_Exercise requirements:_
Return, without pictures, the lines from the start of the data through the one that contains "(76,16) rectangle (1137,394);".

▽

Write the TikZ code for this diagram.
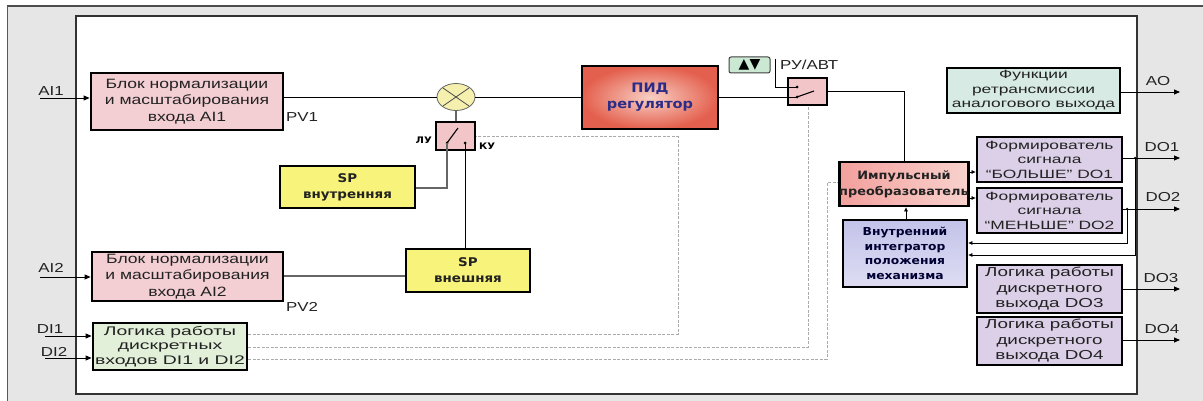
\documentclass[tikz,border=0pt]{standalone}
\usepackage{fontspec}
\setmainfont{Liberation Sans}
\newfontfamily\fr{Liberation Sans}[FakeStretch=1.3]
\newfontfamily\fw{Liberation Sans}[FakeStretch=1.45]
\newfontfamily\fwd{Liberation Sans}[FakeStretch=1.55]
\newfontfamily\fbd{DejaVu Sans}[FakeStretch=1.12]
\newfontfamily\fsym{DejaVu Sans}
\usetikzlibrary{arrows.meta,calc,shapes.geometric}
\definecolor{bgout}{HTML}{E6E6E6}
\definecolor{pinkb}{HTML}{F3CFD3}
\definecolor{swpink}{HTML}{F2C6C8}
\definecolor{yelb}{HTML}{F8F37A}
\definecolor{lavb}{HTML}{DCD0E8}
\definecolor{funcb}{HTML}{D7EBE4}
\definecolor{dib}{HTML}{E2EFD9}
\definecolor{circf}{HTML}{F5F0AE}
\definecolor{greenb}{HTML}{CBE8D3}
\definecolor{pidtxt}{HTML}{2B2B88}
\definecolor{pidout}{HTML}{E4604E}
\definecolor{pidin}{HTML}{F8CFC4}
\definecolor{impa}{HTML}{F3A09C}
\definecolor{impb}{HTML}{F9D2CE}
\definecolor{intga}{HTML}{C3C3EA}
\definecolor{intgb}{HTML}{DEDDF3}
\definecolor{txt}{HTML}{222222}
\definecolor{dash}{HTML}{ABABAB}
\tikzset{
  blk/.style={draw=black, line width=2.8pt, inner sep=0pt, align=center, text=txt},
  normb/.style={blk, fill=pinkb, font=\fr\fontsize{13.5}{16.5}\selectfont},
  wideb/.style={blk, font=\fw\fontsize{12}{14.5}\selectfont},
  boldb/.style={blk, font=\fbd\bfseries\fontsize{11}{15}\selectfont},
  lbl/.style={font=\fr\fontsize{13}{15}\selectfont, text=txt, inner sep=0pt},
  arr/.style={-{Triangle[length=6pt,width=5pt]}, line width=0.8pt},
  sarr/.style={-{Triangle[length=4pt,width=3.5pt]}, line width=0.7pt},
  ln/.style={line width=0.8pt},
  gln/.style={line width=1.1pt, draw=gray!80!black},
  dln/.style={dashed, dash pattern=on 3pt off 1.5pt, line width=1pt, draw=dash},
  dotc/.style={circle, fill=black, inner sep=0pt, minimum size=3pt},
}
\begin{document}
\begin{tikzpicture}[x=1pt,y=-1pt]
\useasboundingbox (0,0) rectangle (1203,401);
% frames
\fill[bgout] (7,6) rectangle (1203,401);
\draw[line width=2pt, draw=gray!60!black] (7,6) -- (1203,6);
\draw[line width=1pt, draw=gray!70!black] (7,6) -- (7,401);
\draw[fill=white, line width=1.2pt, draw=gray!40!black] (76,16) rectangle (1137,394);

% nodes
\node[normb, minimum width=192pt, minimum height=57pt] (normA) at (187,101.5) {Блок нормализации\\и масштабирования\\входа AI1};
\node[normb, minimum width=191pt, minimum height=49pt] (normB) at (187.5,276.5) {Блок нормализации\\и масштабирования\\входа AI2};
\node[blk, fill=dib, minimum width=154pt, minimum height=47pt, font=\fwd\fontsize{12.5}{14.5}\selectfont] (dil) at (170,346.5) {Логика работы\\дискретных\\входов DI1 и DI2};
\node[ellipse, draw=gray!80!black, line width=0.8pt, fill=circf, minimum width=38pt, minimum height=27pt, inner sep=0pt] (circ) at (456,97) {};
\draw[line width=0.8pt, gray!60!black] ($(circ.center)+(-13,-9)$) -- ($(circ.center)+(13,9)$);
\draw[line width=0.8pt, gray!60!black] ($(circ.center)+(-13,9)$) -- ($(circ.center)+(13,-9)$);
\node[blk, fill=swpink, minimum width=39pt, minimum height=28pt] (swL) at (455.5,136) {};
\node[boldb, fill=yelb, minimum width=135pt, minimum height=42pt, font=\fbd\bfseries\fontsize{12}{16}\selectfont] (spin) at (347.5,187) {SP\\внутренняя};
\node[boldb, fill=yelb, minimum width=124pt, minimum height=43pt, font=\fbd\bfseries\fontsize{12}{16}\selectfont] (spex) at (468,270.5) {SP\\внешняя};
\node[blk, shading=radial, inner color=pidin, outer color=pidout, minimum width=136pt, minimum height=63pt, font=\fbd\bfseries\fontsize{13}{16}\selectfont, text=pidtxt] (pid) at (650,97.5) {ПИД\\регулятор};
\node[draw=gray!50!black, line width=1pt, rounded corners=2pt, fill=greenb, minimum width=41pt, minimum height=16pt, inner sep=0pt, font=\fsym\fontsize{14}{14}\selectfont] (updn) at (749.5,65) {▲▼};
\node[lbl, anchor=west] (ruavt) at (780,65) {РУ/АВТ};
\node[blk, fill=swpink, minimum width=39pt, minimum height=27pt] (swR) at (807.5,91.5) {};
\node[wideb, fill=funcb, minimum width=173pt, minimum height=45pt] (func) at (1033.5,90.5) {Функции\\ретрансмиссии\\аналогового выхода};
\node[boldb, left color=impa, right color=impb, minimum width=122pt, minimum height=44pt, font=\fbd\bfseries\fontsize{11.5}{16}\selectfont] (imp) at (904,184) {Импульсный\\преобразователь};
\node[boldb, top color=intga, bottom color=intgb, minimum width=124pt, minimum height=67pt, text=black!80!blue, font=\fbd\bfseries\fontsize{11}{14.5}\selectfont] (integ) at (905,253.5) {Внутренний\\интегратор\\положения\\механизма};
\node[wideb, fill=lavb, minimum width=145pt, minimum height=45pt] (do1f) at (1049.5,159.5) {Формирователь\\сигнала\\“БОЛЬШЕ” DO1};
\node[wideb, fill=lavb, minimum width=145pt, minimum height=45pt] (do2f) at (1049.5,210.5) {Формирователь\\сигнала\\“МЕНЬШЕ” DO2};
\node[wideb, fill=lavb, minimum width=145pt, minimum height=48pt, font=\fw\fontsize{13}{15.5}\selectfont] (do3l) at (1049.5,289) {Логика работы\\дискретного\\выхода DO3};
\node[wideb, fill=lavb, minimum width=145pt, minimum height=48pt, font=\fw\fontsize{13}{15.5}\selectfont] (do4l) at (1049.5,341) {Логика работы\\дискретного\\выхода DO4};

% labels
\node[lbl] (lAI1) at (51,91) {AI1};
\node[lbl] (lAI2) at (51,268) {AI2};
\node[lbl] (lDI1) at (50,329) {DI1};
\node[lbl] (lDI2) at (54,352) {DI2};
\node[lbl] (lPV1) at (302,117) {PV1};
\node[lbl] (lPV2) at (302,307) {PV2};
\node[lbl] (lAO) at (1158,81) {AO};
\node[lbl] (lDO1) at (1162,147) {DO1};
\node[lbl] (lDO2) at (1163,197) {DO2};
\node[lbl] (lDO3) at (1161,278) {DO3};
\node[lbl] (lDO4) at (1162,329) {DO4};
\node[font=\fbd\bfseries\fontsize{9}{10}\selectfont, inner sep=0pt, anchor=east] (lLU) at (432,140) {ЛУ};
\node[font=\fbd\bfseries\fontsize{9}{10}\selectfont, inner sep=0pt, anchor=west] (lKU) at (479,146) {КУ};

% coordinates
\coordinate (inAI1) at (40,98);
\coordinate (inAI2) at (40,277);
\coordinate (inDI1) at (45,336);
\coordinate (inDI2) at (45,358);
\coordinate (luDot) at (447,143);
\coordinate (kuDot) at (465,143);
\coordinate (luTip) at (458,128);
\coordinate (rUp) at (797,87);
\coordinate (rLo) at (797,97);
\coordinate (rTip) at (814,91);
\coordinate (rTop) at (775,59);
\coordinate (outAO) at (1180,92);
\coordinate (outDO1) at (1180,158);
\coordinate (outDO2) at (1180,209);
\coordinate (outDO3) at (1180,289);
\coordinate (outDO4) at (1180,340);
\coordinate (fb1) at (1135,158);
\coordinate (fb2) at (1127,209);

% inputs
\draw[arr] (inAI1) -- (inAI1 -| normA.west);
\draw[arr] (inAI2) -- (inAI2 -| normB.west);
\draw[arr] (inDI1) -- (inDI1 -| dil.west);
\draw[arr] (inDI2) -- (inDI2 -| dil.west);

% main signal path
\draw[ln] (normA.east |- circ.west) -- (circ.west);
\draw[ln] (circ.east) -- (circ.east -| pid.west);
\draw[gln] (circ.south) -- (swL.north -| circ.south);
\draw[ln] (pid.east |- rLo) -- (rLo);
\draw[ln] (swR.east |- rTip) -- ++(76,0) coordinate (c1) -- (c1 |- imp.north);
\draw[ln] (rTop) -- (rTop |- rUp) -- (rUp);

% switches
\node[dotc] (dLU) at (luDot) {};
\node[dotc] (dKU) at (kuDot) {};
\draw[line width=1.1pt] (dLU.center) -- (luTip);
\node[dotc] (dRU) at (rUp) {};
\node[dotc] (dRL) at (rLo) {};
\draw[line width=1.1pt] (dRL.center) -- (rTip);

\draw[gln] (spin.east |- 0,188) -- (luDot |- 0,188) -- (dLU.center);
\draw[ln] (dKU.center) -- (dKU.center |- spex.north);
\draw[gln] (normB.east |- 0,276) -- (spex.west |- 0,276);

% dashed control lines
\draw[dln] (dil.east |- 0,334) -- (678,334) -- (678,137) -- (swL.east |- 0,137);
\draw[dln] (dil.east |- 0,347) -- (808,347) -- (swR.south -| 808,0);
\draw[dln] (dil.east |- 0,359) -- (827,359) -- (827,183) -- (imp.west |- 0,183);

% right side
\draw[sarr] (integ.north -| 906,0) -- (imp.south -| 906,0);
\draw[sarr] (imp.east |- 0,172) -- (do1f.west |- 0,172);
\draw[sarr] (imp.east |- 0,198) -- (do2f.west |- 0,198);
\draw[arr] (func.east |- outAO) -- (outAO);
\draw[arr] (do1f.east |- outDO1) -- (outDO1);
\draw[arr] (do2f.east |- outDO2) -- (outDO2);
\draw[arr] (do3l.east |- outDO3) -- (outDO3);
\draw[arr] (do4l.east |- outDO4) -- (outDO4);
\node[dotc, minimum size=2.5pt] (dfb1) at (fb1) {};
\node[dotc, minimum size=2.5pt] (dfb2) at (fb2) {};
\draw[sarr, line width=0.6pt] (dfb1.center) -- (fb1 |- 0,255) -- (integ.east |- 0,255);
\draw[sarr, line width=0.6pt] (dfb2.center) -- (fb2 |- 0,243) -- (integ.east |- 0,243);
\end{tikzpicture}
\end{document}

△

_Written solution:_
Write the TikZ code for this diagram.
\documentclass[tikz,border=0pt]{standalone}
\usepackage{fontspec}
\setmainfont{Liberation Sans}
\newfontfamily\fr{Liberation Sans}[FakeStretch=1.3]
\newfontfamily\fw{Liberation Sans}[FakeStretch=1.45]
\newfontfamily\fwd{Liberation Sans}[FakeStretch=1.55]
\newfontfamily\fbd{DejaVu Sans}[FakeStretch=1.12]
\newfontfamily\fsym{DejaVu Sans}
\usetikzlibrary{arrows.meta,calc,shapes.geometric}
\definecolor{bgout}{HTML}{E6E6E6}
\definecolor{pinkb}{HTML}{F3CFD3}
\definecolor{swpink}{HTML}{F2C6C8}
\definecolor{yelb}{HTML}{F8F37A}
\definecolor{lavb}{HTML}{DCD0E8}
\definecolor{funcb}{HTML}{D7EBE4}
\definecolor{dib}{HTML}{E2EFD9}
\definecolor{circf}{HTML}{F5F0AE}
\definecolor{greenb}{HTML}{CBE8D3}
\definecolor{pidtxt}{HTML}{2B2B88}
\definecolor{pidout}{HTML}{E4604E}
\definecolor{pidin}{HTML}{F8CFC4}
\definecolor{impa}{HTML}{F3A09C}
\definecolor{impb}{HTML}{F9D2CE}
\definecolor{intga}{HTML}{C3C3EA}
\definecolor{intgb}{HTML}{DEDDF3}
\definecolor{txt}{HTML}{222222}
\definecolor{dash}{HTML}{ABABAB}
\tikzset{
  blk/.style={draw=black, line width=2.8pt, inner sep=0pt, align=center, text=txt},
  normb/.style={blk, fill=pinkb, font=\fr\fontsize{13.5}{16.5}\selectfont},
  wideb/.style={blk, font=\fw\fontsize{12}{14.5}\selectfont},
  boldb/.style={blk, font=\fbd\bfseries\fontsize{11}{15}\selectfont},
  lbl/.style={font=\fr\fontsize{13}{15}\selectfont, text=txt, inner sep=0pt},
  arr/.style={-{Triangle[length=6pt,width=5pt]}, line width=0.8pt},
  sarr/.style={-{Triangle[length=4pt,width=3.5pt]}, line width=0.7pt},
  ln/.style={line width=0.8pt},
  gln/.style={line width=1.1pt, draw=gray!80!black},
  dln/.style={dashed, dash pattern=on 3pt off 1.5pt, line width=1pt, draw=dash},
  dotc/.style={circle, fill=black, inner sep=0pt, minimum size=3pt},
}
\begin{document}
\begin{tikzpicture}[x=1pt,y=-1pt]
\useasboundingbox (0,0) rectangle (1203,401);
% frames
\fill[bgout] (7,6) rectangle (1203,401);
\draw[line width=2pt, draw=gray!60!black] (7,6) -- (1203,6);
\draw[line width=1pt, draw=gray!70!black] (7,6) -- (7,401);
\draw[fill=white, line width=1.2pt, draw=gray!40!black] (76,16) rectangle (1137,394);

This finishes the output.